Vision Integration Systems - Company Proprietary

Introduction

NASA's immense Constellation Program (CxPO) covers a broad range of focused architecture trades and analysis for multiple vehicles and missions. This presents a major challenge to those tasked to evaluate the big picture view across the broad system of systems. This challenge falls particularly upon the CxPO Architecture Trades & Analysis team (ATA). For example we understand there have been many models or tools used to support DAC1. This paper is Vision Systems' proposed design description for an immersive architecture trades presentation program, called SIMConstellation Architecture Viewer. It is intended to allow presenting architecture trades at a level that is more clear and useful than the current use of PowerPoint as a presentation tool.

SIMConstellation is a 3D executive summary software solution. It is specifically not intended to compete with any CxPO modeling and simulation tools and it will not produce analysis results and it is not a critical analysis or decision support tool. It will however present results imported from a selection of analysis sources and including information on data sources and data creditability. The information presented is subject to user subjective interpretation,  and needs to be supported using robust analysis methodologies.

This proposal describes the SIMConstellation visualization capability at Version One using a fixed data input table. It also describes the subsequent use of assets and game development tools created for Vision Systems' SimCEV to move on to versions with extended capabilities. The concept utilizes both serious game techniques and sophisticated game development tools for presenting an integrated high level view of a selected set of Constellation architecture trades. Key to the success of SIMConstellation is the creation of a compelling Version One deliverable built upon the existing extensible software foundation of SimCEV.  Version One will provide a familiar baseline mission view integrated with an interactive and convincing 3-D virtual mission phase viewer. The SIMConstellation engine is extensible and modular so as to incrementally increase data capture fidelity while maintaining a rich presentation capability.  NASA will guide development by defining the selection of trades and mission phases to be presented.  The intent is for SIMConstellation to be a dynamic, interactive viewer for sharing and presenting mission trades data and expected propagation of effects across the system of systems architecture.  The SIMConstellation will give voice and vision to the complex set of existing NASA trades and requirements tools and provide a presentation capability and overall view of the current state of the evolving baseline architecture. When used properly this will encourage interactive understanding and collaboration at the system of systems level for presentation at the IDAC.
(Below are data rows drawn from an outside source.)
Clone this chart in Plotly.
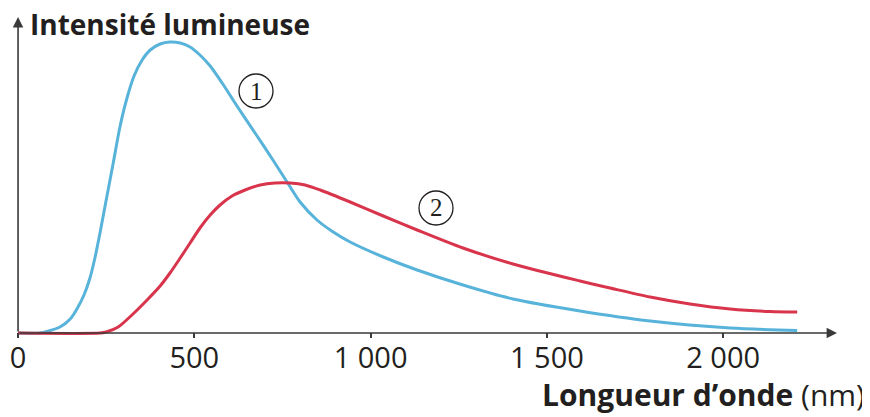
import plotly.graph_objects as go

# Data (wavelength in nm, intensity in arbitrary units)
blue_x = [0, 62, 82, 119, 148, 167, 187, 204, 218, 233, 250, 270, 289, 309, 329, 352, 375,
          403, 431, 460, 488, 516, 545, 579, 621, 678, 723, 763, 800, 848, 894, 942,
          1036, 1132, 1262, 1404, 1594, 1793, 2020, 2210]
blue_y = [0, 0, 1.5, 6, 14, 24, 38, 55, 75, 101, 133, 170, 206, 235, 257, 273, 283,
          289, 291, 290, 286, 278, 267, 250, 227, 197, 173, 151, 131, 113, 101, 91,
          76, 63, 48, 34, 22, 12, 5, 2.5]
red_x = [0, 233, 250, 284, 326, 366, 403, 431, 460, 488, 516, 545, 573, 607, 644, 687,
         729, 772, 814, 857, 942, 1036, 1132, 1262, 1404, 1594, 1679, 1793, 1906, 2020,
         2133, 2210]
red_y = [0, 0, 1, 6, 19, 33, 47, 60, 75, 90, 105, 118, 128, 137, 143, 148,
         150, 150, 148, 143, 131, 117, 103, 85, 69, 52, 45, 36, 29, 24,
         21.5, 21]
tick_vals = [0, 500, 1000, 1500, 2000]
tick_text = ["0", "500", "1 000", "1 500", "2 000"]

# page body has an 8px margin; figure sized/offset to compensate
OFF = 8
W, H = 870 - OFF, 417 - OFF
L, R, T, B = 3, 33, 9, 79
PW, PH = W - L - R, H - T - B
XMIN, XMAX = -20, 2323
YMIN, YMAX = -5, 316


def px(xp):
    return (xp - OFF - L) / PW


def py(yp):
    return (H - B - (yp - OFF)) / PH


TXT = "#231f20"

fig = go.Figure()
fig.add_trace(go.Scatter(x=blue_x, y=blue_y, mode="lines",
                         line=dict(color="#58B3DA", width=3, shape="spline", smoothing=0.8),
                         hoverinfo="skip", showlegend=False))
fig.add_trace(go.Scatter(x=red_x, y=red_y, mode="lines",
                         line=dict(color="#D8344C", width=3, shape="spline", smoothing=0.8),
                         hoverinfo="skip", showlegend=False))

annotations = [
    # axes arrows
    dict(x=XMAX, y=0, ax=0, ay=0, xref="x", yref="y", axref="x", ayref="y",
         showarrow=True, arrowhead=2, arrowsize=1.3, arrowwidth=1.6, arrowcolor="#3a3a3a", text=""),
    dict(x=0, y=YMAX, ax=0, ay=0, xref="x", yref="y", axref="x", ayref="y",
         showarrow=True, arrowhead=2, arrowsize=1.3, arrowwidth=1.6, arrowcolor="#3a3a3a", text=""),
    # titles
    dict(x=px(28), y=py(24), xref="paper", yref="paper", xanchor="left", yanchor="middle",
         text="<b>Intensité lumineuse</b>", showarrow=False,
         font=dict(family="Open Sans", size=28, color=TXT)),
    dict(x=px(867), y=py(395), xref="paper", yref="paper", xanchor="right", yanchor="middle",
         text="<b>Longueur d’onde</b> (nm)", showarrow=False,
         font=dict(family="Open Sans", size=30, color=TXT)),
    # curve labels
    dict(x=px(256), y=py(91), xref="paper", yref="paper", xanchor="center", yanchor="middle",
         text="1", showarrow=False, font=dict(family="Liberation Serif", size=25, color=TXT)),
    dict(x=px(436), y=py(208), xref="paper", yref="paper", xanchor="center", yanchor="middle",
         text="2", showarrow=False, font=dict(family="Liberation Serif", size=25, color=TXT)),
]

shapes = []
for cx, cy in [(256, 91), (436, 208)]:
    shapes.append(dict(type="circle", xref="paper", yref="paper",
                       x0=px(cx - 17), x1=px(cx + 17), y0=py(cy + 17), y1=py(cy - 17),
                       line=dict(color=TXT, width=1.3), fillcolor="white", layer="above"))

fig.update_layout(
    width=W, height=H,
    margin=dict(l=L, r=R, t=T, b=B),
    paper_bgcolor="white", plot_bgcolor="white",
    xaxis=dict(range=[XMIN, XMAX], showgrid=False, zeroline=False, showline=False,
               tickvals=tick_vals, ticktext=tick_text, ticks="inside", ticklen=5,
               tickwidth=1.5, tickcolor="#3a3a3a",
               tickfont=dict(family="Open Sans", size=29, color=TXT), fixedrange=True),
    yaxis=dict(range=[YMIN, YMAX], showgrid=False, zeroline=False, showline=False,
               showticklabels=False, ticks="", fixedrange=True),
    annotations=annotations,
    shapes=shapes,
)

fig.write_html("out.html")
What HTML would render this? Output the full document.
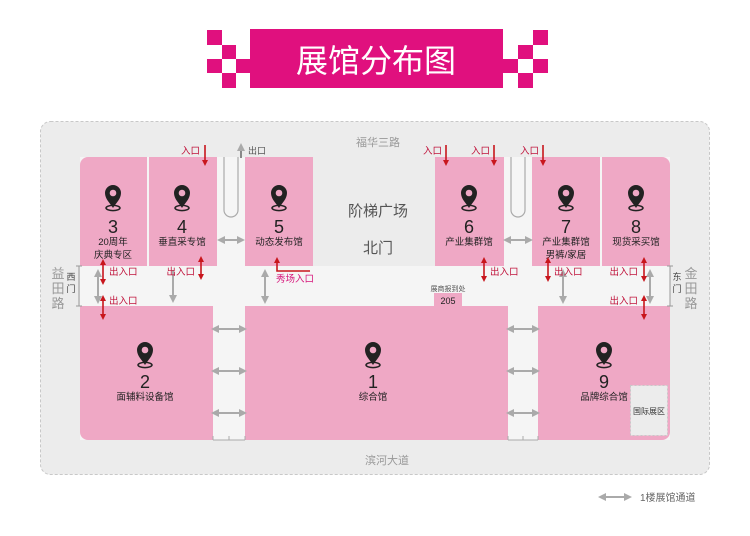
<!DOCTYPE html>
<html><head><meta charset="utf-8"><style>
html,body{margin:0;padding:0;background:#fff;width:750px;height:536px;overflow:hidden}
svg{display:block}
text{font-family:"Liberation Sans","Noto Sans CJK SC",sans-serif}
</style></head><body>
<svg width="750" height="536" viewBox="0 0 750 536" xmlns="http://www.w3.org/2000/svg">
<defs>
<marker id="rh" markerWidth="6" markerHeight="6" refX="3" refY="3" orient="auto-start-reverse" markerUnits="userSpaceOnUse"><path d="M0,0 L6,3 L0,6 z" fill="#c8161d"/></marker>
<marker id="gh" markerWidth="8" markerHeight="8" refX="4" refY="4" orient="auto-start-reverse" markerUnits="userSpaceOnUse"><path d="M0,0 L8,4 L0,8 z" fill="#aaa"/></marker>
<g id="pin"><ellipse cx="0" cy="10" rx="7" ry="2.6" fill="none" stroke="#222" stroke-width="1.5"/><path d="M0,10 C-3,5 -8,1 -8,-5 A8,8 0 1 1 8,-5 C8,1 3,5 0,10 z" fill="#222"/><circle cx="0" cy="-5" r="3.3" fill="#efa8c5"/></g>
</defs>
<!-- banner -->
<g fill="#e0107e">
<rect x="250" y="29" width="253" height="59"/>
<rect x="207" y="30" width="15" height="15"/><rect x="222" y="45" width="14" height="14"/><rect x="207" y="59" width="15" height="14"/><rect x="236" y="59" width="14" height="14"/><rect x="222" y="73" width="14" height="15"/>
<rect x="533" y="30" width="15" height="15"/><rect x="518" y="45" width="15" height="14"/><rect x="533" y="59" width="15" height="14"/><rect x="503" y="59" width="15" height="14"/><rect x="518" y="73" width="15" height="15"/>
</g>
<text x="376" y="72" font-size="32" fill="#fff" text-anchor="middle" font-family="Noto Sans CJK SC,sans-serif">展馆分布图</text>
<!-- outer -->
<rect x="40.5" y="121.5" width="669" height="353" rx="10" fill="#ececec" stroke="#c8c8c8" stroke-dasharray="3,2"/>
<!-- inner white -->
<rect x="80" y="157" width="590" height="283" fill="#f5f5f5"/>
<rect x="313" y="157" width="122" height="109" fill="#ececec"/>
<!-- halls -->
<g fill="#efa8c5">
<path d="M80,266 V165 a8,8 0 0 1 8,-8 H147 V266 z"/>
<rect x="149" y="157" width="68" height="109"/>
<rect x="245" y="157" width="68" height="109"/>
<rect x="435" y="157" width="69" height="109"/>
<rect x="532" y="157" width="68" height="109"/>
<path d="M602,157 H662 a8,8 0 0 1 8,8 V266 H602 z"/>
<path d="M80,306 H213 V440 H88 a8,8 0 0 1 -8,-8 z"/>
<rect x="245" y="306" width="263" height="134"/>
<path d="M538,306 H670 V432 a8,8 0 0 1 -8,8 H538 z"/>
<rect x="434" y="293" width="28" height="13"/>
</g>
<rect x="630.5" y="385.5" width="37" height="50" fill="#ececec" stroke="#c8c8c8" stroke-dasharray="2,2"/>
<text x="649" y="414" font-size="8" fill="#333" text-anchor="middle">国际展区</text>
<!-- U pipes -->
<path d="M224,157 V210 a7,7 0 0 0 14,0 V157" fill="none" stroke="#aaa" stroke-width="1.2"/>
<path d="M511,157 V210 a7,7 0 0 0 14,0 V157" fill="none" stroke="#aaa" stroke-width="1.2"/>
<!-- text labels -->
<g fill="#999" font-size="11" text-anchor="middle">
<text x="378" y="146">福华三路</text>
<text x="387" y="464">滨河大道</text>
<text x="58" y="278" font-size="13">益</text><text x="58" y="293" font-size="13">田</text><text x="58" y="308" font-size="13">路</text>
<text x="691" y="278" font-size="13">金</text><text x="691" y="293" font-size="13">田</text><text x="691" y="308" font-size="13">路</text>
</g>
<g fill="#444" font-size="9" text-anchor="middle">
<text x="71" y="280">西</text><text x="71" y="292">门</text>
<text x="677" y="280">东</text><text x="677" y="292">门</text>
</g>
<path d="M79,266 V306 M76,266 H82 M76,306 H82 M670,266 V306 M667,266 H673 M667,306 H673" stroke="#999" fill="none"/>
<text x="378" y="216" font-size="15" fill="#555" text-anchor="middle">阶梯广场</text>
<text x="378" y="253" font-size="15" fill="#555" text-anchor="middle">北门</text>
<text x="448" y="291" font-size="7" fill="#555" text-anchor="middle">展商报到处</text>
<text x="448" y="304" font-size="9" fill="#222" text-anchor="middle">205</text>
<!-- pins and hall labels -->
<g fill="#222" text-anchor="middle">
<use href="#pin" x="113" y="198"/><text x="113" y="233" font-size="18">3</text><text x="113" y="245" font-size="9.5">20周年</text><text x="113" y="258" font-size="9.5">庆典专区</text>
<use href="#pin" x="182" y="198"/><text x="182" y="233" font-size="18">4</text><text x="182" y="245" font-size="9.5">垂直采专馆</text>
<use href="#pin" x="279" y="198"/><text x="279" y="233" font-size="18">5</text><text x="279" y="245" font-size="9.5">动态发布馆</text>
<use href="#pin" x="469" y="198"/><text x="469" y="233" font-size="18">6</text><text x="469" y="245" font-size="9.5">产业集群馆</text>
<use href="#pin" x="566" y="198"/><text x="566" y="233" font-size="18">7</text><text x="566" y="245" font-size="9.5">产业集群馆</text><text x="566" y="258" font-size="9.5">男裤/家居</text>
<use href="#pin" x="636" y="198"/><text x="636" y="233" font-size="18">8</text><text x="636" y="245" font-size="9.5">现货采买馆</text>
<use href="#pin" x="145" y="355"/><text x="145" y="388" font-size="18">2</text><text x="145" y="400" font-size="9.5">面辅料设备馆</text>
<use href="#pin" x="373" y="355"/><text x="373" y="388" font-size="18">1</text><text x="373" y="400" font-size="9.5">综合馆</text>
<use href="#pin" x="604" y="355"/><text x="604" y="388" font-size="18">9</text><text x="604" y="400" font-size="9.5">品牌综合馆</text>
</g>
<!-- gray arrows -->
<g stroke="#aaa" stroke-width="2" marker-start="url(#gh)" marker-end="url(#gh)">
<line x1="221" y1="240" x2="241" y2="240"/><line x1="507" y1="240" x2="529" y2="240"/>
<line x1="215" y1="329" x2="243" y2="329"/><line x1="215" y1="371" x2="243" y2="371"/><line x1="215" y1="413" x2="243" y2="413"/>
<line x1="510" y1="329" x2="536" y2="329"/><line x1="510" y1="371" x2="536" y2="371"/><line x1="510" y1="413" x2="536" y2="413"/>
<line x1="98" y1="273" x2="98" y2="300"/><line x1="265" y1="273" x2="265" y2="300"/><line x1="563" y1="273" x2="563" y2="300"/><line x1="650" y1="273" x2="650" y2="300"/>
<line x1="602" y1="497" x2="628" y2="497"/>
</g>
<line x1="173" y1="270" x2="173" y2="299" stroke="#aaa" stroke-width="2" marker-end="url(#gh)"/>
<line x1="241" y1="158" x2="241" y2="147" stroke="#888" stroke-width="2" marker-end="url(#gh)"/>
<text x="248" y="154" font-size="9" fill="#555">出口</text>
<path d="M213,440 H245 M229,436 V440 M213,436 V440 M245,436 V440 M508,440 H538 M523,436 V440 M508,436 V440 M538,436 V440" stroke="#aaa"/>
<text x="640" y="501" font-size="10" fill="#666">1楼展馆通道</text>
<!-- red arrows -->
<g stroke="#c8161d" stroke-width="1.6">
<line x1="103" y1="262" x2="103" y2="282" marker-start="url(#rh)" marker-end="url(#rh)"/>
<line x1="103" y1="298" x2="103" y2="317" marker-start="url(#rh)" marker-end="url(#rh)"/>
<line x1="201" y1="259" x2="201" y2="277" marker-start="url(#rh)" marker-end="url(#rh)"/>
<line x1="484" y1="260" x2="484" y2="279" marker-start="url(#rh)" marker-end="url(#rh)"/>
<line x1="548" y1="260" x2="548" y2="279" marker-start="url(#rh)" marker-end="url(#rh)"/>
<line x1="644" y1="260" x2="644" y2="279" marker-start="url(#rh)" marker-end="url(#rh)"/>
<line x1="644" y1="298" x2="644" y2="317" marker-start="url(#rh)" marker-end="url(#rh)"/>
<line x1="205" y1="145" x2="205" y2="163" marker-end="url(#rh)"/>
<line x1="446" y1="145" x2="446" y2="163" marker-end="url(#rh)"/>
<line x1="494" y1="145" x2="494" y2="163" marker-end="url(#rh)"/>
<line x1="543" y1="145" x2="543" y2="163" marker-end="url(#rh)"/>
<path d="M310,271 H277 V260" fill="none" marker-end="url(#rh)"/>
</g>
<g fill="#c0143c" font-size="9.5">
<text x="109" y="275">出入口</text>
<text x="109" y="304">出入口</text>
<text x="195" y="275" text-anchor="end">出入口</text>
<text x="490" y="275">出入口</text>
<text x="554" y="275">出入口</text>
<text x="638" y="275" text-anchor="end">出入口</text>
<text x="638" y="304" text-anchor="end">出入口</text>
<text x="200" y="154" text-anchor="end">入口</text>
<text x="442" y="154" text-anchor="end">入口</text>
<text x="490" y="154" text-anchor="end">入口</text>
<text x="539" y="154" text-anchor="end">入口</text>
<text x="276" y="282" fill="#d6147a">秀场入口</text>
</g>
</svg>
</body></html>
The initial selection of trades will be made in collaboration with the CxPO ATA team, and may include the following, tracked across mission phases:

Vehicle stack configuration including elements in the stack; and trades such as LIDS vs. APAS; or hypergols vs. alternative RCS fuels

Mass budget of each element in the stack at each point in the mission timeline

• Vehicle velocity at each point in the mission timeline
• Remaining Delta V generation capability of the vehicle stack (or subset of the stack)
• Consumables by vehicle element and consumption rates, i.e. LOX boil-off rates
• Launch opportunities and  probabilities based upon available launch windows mapped against weather, sea-state, and hardware reliability
• Lunar mission Ares V and Ares I launch timing separation and effects of delays vs. PLOM - Probability of Loss Of Mission
• Launch and ascent abort conditions and phased abort opportunities and methods
• Upmass, downmass, power, propellant, water, crew consumables, N2/O2, crew time, and payload operations
• Others as directed by NASA CxPO ATA office

Version One
SIMConstellation shows the operator a familiar baseline mission view with vehicle elements and major mission milestones from pre-launch to mission completion. Clicking on the timeline displays the selected trade data for that mission phase in the baseline mission view and selects the appropriate mission phase in the 3-D virtual mission viewer. The operator can move the camera around in the 3-D scene and observe the vehicle elements from a variety of angles. Clicking on a graphical object either in the baseline mission view or the 3-D virtual mission viewer will display trades data appropriate to that object.

Clicking on the mini baseline mission view in the lower left screen swaps it back and forth into the main window with the 3-D virtual mission viewer.

The column on the upper left will dynamically populate with trades data assigned to a selected graphical object, such as mass and velocity. The box below that column will document the data credibility, populated with data source (tool chain) and data quality references with the pedigree, heritage and uncertainty estimate relevant to a user selected data field in the upper left column. In this manner many trades can be explored in a relatively simple environment while keeping the viewer uncluttered.

In Version One, SIMConstellation will initially import data in the form of a table compiled from a variety of selected trade studies. In this fashion, ATA staff can populate a data table locally in familiar software and SIMConstellation can then readily incorporate the updated data table into the viewer. As long as the trades study output data is in the agreed upon data format, SIMConstellation will be able to present it in the viewer. This gives the CxPO ATA team direct control over the architecture version being presented for to the wider base of users. Later versions will automate some of this data management function. If needed, Vision Systems can also write data conversion routines for trades study software that does not adhere to standard data formats.